On August 3, 2018, NASA revealed the names of nine astronauts who will be aboard of the first space capsules, the Boeing Starliner and the SpaceX Dragon, to take off from the United States in seven years.

After suspending space shuttle program in 2011, NASA relied on Russian partner Roscomos “Soyouz” system to send astronauts to the International Space Station (ISS) at the cost of $80 million per seat.

NASA and Russia’s Roscosmos announced a new partnership for human exploration of the moon and deep space, which will include building the first lunar space station.

But the United States wants to take back independence within the stars, with the first launch planned for 2019. “Today’s announcement advances our great American vision and strengthens the nation’s leadership in space,” said NASA Administrator Jim Bridenstine in a official statement.


However, resuming launches comes with a twist: the program will be the first to be operated by private contractors. Back in 2014, NASA asked both Boeing and SpaceX for takeover by 2019. For now, NASA has contracted “six missions, with as many as four astronauts per mission, for each company”.

Both companies should start unmanned test flights around the end of 2018. SpaceX will operate its first launch with passengers in April 2019. Boeing, affected by abort engine problems, rescheduled initial launch to a date yet to be defined.

The astronauts are traditionally assigned to their mission by the Chief of the Astronaut Office, currently Patrick Graham Forrester, according to their level of experience and the required skills for the mission. Here is the list of the nine astronauts and their respective mission, with their bio as provided by NASA:

Boeing Crew Flight Test

  • Eric Boe, an astronaut since 2000 who piloted space shuttle Endeavour for the STS-126 mission and Discovery on its final flight, STS-133.
  • Chris Ferguson, a retired Navy captain, who piloted space shuttle Atlantis for STS-115, and commanded shuttle Endeavour on STS-126 and Atlantis for the final flight of the Space Shuttle Program, STS-135. He retired from NASA in 2011 and has been an integral part of Boeing's CST-100 Starliner program.

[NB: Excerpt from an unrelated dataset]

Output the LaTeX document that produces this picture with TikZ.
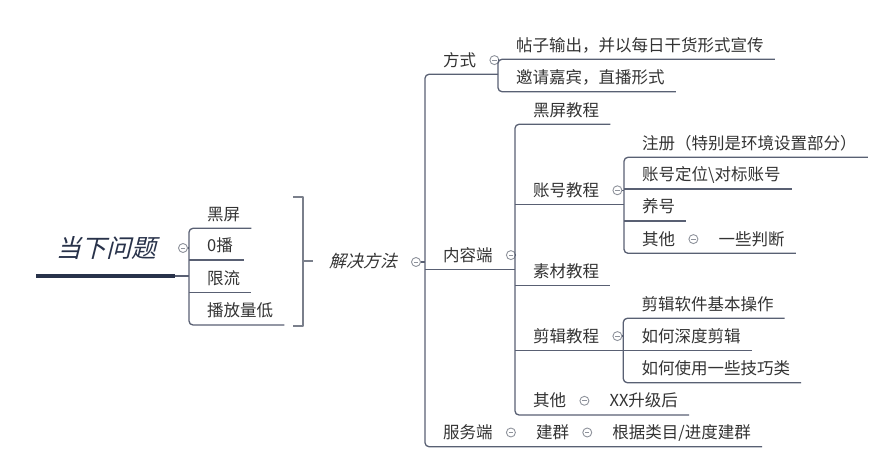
\documentclass[tikz,border=0pt]{standalone}
\usepackage{fontspec}
\newfontfamily\cjk{Noto Sans CJK SC}
\newfontfamily\cjkslant[FakeSlant=0.25]{Noto Sans CJK SC}
\usetikzlibrary{calc}

\definecolor{txt}{HTML}{333333}
\definecolor{edge}{HTML}{596073}
\definecolor{navy}{HTML}{28324A}
\definecolor{foldgray}{HTML}{8E929B}
\definecolor{brack}{HTML}{7A7F8B}

\tikzset{
  topic/.style={anchor=south west, inner xsep=11pt, inner ysep=8pt, text depth=0pt,
    text height=12pt, font=\cjk\fontsize{16.5}{18}\selectfont, text=txt,
    execute at begin node={\hspace*{7pt}}},
  branch/.style={draw=edge, line width=1.3pt, rounded corners=4pt},
  fold/.style={circle, draw=foldgray, line width=0.9pt, minimum size=9pt, inner sep=0pt,
    path picture={\draw[foldgray, line width=0.9pt]
      ([xshift=-2.2pt]path picture bounding box.center) --
      ([xshift=2.2pt]path picture bounding box.center);}},
}

\begin{document}
\begin{tikzpicture}[x=1pt, y=-1pt, line join=round]
    \useasboundingbox (0,0) rectangle (869,470);

    % central topic
    \node[font=\cjkslant\fontsize{25}{25}\selectfont, text=navy, inner sep=0pt] (root) at (106,248) {当下问题};
    \coordinate (rootL) at (36,276);
    \coordinate (rootR) at (175,276);
    \draw[navy, line width=3.5pt] (rootL) -- (rootR);
    \node[fold] (rootc) at (183,248) {};

    % problems
    \node[topic] (p1) at (189,228.3) {黑屏};
    \node[topic] (p2) at (189,260) {0播};
    \node[topic] (p3) at (189,292.7) {限流};
    \node[topic] (p4) at (189,325) {播放量低};
    \draw[branch] (p1.south east) -- (p1.south west) -- (p4.south west) -- (p4.south east);
    \draw[branch] (p2.south west) -- (p2.south east);
    \draw[branch] (p3.south west) -- (p3.south east);
    \draw[branch] (rootR) -- (rootR -| p1.south west);
    \draw[branch] (rootc.east) -- (rootc.east -| p1.south west);

    % summary bracket
    \coordinate (bt) at (293,197);
    \coordinate (bm) at (303,261);
    \draw[brack, line width=1.5pt] (bt) -- ++(10,0) -- ++(0,129) -- ++(-10,0);
    \draw[brack, line width=1.5pt] (bm) -- ++(10,0);
    \node[font=\cjkslant\fontsize{17}{17}\selectfont, text=txt, inner sep=0pt] (sol) at (363,261) {解决方法};
    \node[fold] (solc) at (416,262) {};

    % first level
    \node[topic] (fs) at (425,74.3) {方式};
    \node[fold] (fsc) at ([xshift=7pt]fs.east) {};
    \node[topic] (nr) at (425,269.3) {内容端};
    \node[fold] (nrc) at ([xshift=7pt]nr.east) {};
    \node[topic] (fw) at (425,446.7) {服务端};
    \node[fold] (fwc) at ([xshift=7pt]fw.east) {};
    \node[topic] (fj) at ($(fwc.east |- fw.south)+(2,0)$) {建群};
    \node[fold] (fjc) at ([xshift=7pt]fj.east) {};
    \node[topic] (fg) at ($(fjc.east |- fj.south)+(2,0)$) {根据类目/进度建群};

    % 方式
    \node[topic] (fa) at (498,59.3) {帖子输出，并以每日干货形式宣传};
    \node[topic] (fb) at (498,91.7) {邀请嘉宾，直播形式};
    \draw[branch] (fa.south east) -- (fa.south west) -- (fb.south west) -- (fb.south east);
    \draw[branch] (fsc.east) -- (fsc.east -| fa.south west);

    % 内容端
    \node[topic] (n1) at (515,124.3) {黑屏教程};
    \node[topic] (n2) at (515,204.5) {账号教程};
    \node[fold] (n2c) at ([xshift=7pt]n2.east) {};
    \node[topic] (n3) at (515,285.5) {素材教程};
    \node[topic] (n4) at (515,350.3) {剪辑教程};
    \node[fold] (n4c) at ([xshift=7pt]n4.east) {};
    \node[topic] (n5) at (515,415) {其他};
    \node[fold] (n5c) at ([xshift=7pt]n5.east) {};
    \node[topic] (n5a) at ($(n5c.east |- n5.south)+(2,0)$) {XX升级后};
    \draw[branch] (n1.south east) -- (n1.south west) -- (n5.south west) -- (n5a.south east);
    \draw[branch] (n3.south west) -- (n3.south east);
    \draw[branch] (nr.south west) -- (nr.south west -| n1.south west);
    \draw[branch] (nrc.east) -- (nrc.east -| n1.south west);

    % 账号教程
    \node[topic] (k1) at (624,157.3) {注册（特别是环境设置部分）};
    \node[topic] (k2) at (624,189) {账号定位\textbackslash 对标账号};
    \node[topic] (k3) at (624,221) {养号};
    \node[topic] (k4) at (624,253.3) {其他};
    \node[fold] (k4c) at ([xshift=7pt]k4.east) {};
    \node[topic] (k4a) at ($(k4c.east |- k4.south)+(2,0)$) {一些判断};
    \draw[branch] (k1.south east) -- (k1.south west) -- (k4.south west) -- (k4a.south east);
    \draw[branch] (k2.south west) -- (k2.south east);
    \draw[branch] (k3.south west) -- (k3.south east);
    \draw[branch] (n2.south west) -- (n2.south west -| k1.south west);
    \draw[branch] (n2c.east) -- (n2c.east -| k1.south west);

    % 剪辑教程
    \node[topic] (j1) at (623.3,318.3) {剪辑软件基本操作};
    \node[topic] (j2) at (623.3,350.5) {如何深度剪辑};
    \node[topic] (j3) at (623.3,382.7) {如何使用一些技巧类};
    \draw[branch] (j1.south east) -- (j1.south west) -- (j3.south west) -- (j3.south east);
    \draw[branch] (j2.south west) -- (j2.south east);
    \draw[branch] (n4.south west) -- (n4.south west -| j1.south west);
    \draw[branch] (n4c.east) -- (n4c.east -| j1.south west);

    % main trunk
    \draw[branch] (fs.south west -| fa.south west) -- (fs.south west) -- (fw.south west) -- (fg.south east);
    \draw[branch] (solc.east) -- (solc.east -| fs.south west);
\end{tikzpicture}
\end{document}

  • Nicole Mann, an F/A-18 test pilot with more than 2,500 flight hours in more than 25 aircraft. Mann was selected as an astronaut in 2013. This will be her first trip to space.

SpaceX Demo-2

  • Bob Behnken, who joined the astronaut corps in 2000 and performed six spacewalks totaling more than 37 hours.
  • Doug Hurley, a test pilot and colonel in the Marine Corps before coming to NASA in 2000 to become an astronaut. He piloted space shuttle Endeavor for STS-127 and Atlantis for STS-135, the final space shuttle mission.

Boeing operational mission

  • Josh Cassada, a Navy commander and test pilot with more than 3,500 flight hours in more than 40 aircraft. He was selected as an astronaut in 2013. This will be his first spaceflight.
  • Suni Williams, a test pilot from the Navy that rose to the rank of captain before retiring. Since her selection as an astronaut in 1998, she has spent 322 days aboard the International Space Station for Expeditions 14/15 and Expeditions 32/33, commanded the space station and performed seven spacewalks.

SpaceX operational mission

  • Victor Glover, a Navy commander, aviator and test pilot with almost 3,000 hours flying more than 40 different aircraft. He made 400 carrier landings and flew 24 combat missions. He was selected as part of the 2013 astronaut candidate class, and this will be his first spaceflight.
  • Mike Hopkins (Call sign: Hopper), a colonel in the Air Force, where he was a flight test engineer before being selected as a NASA astronaut in 2009. He has spent 166 days on the International Space Station for Expeditions 37/38, and conducted two spacewalks.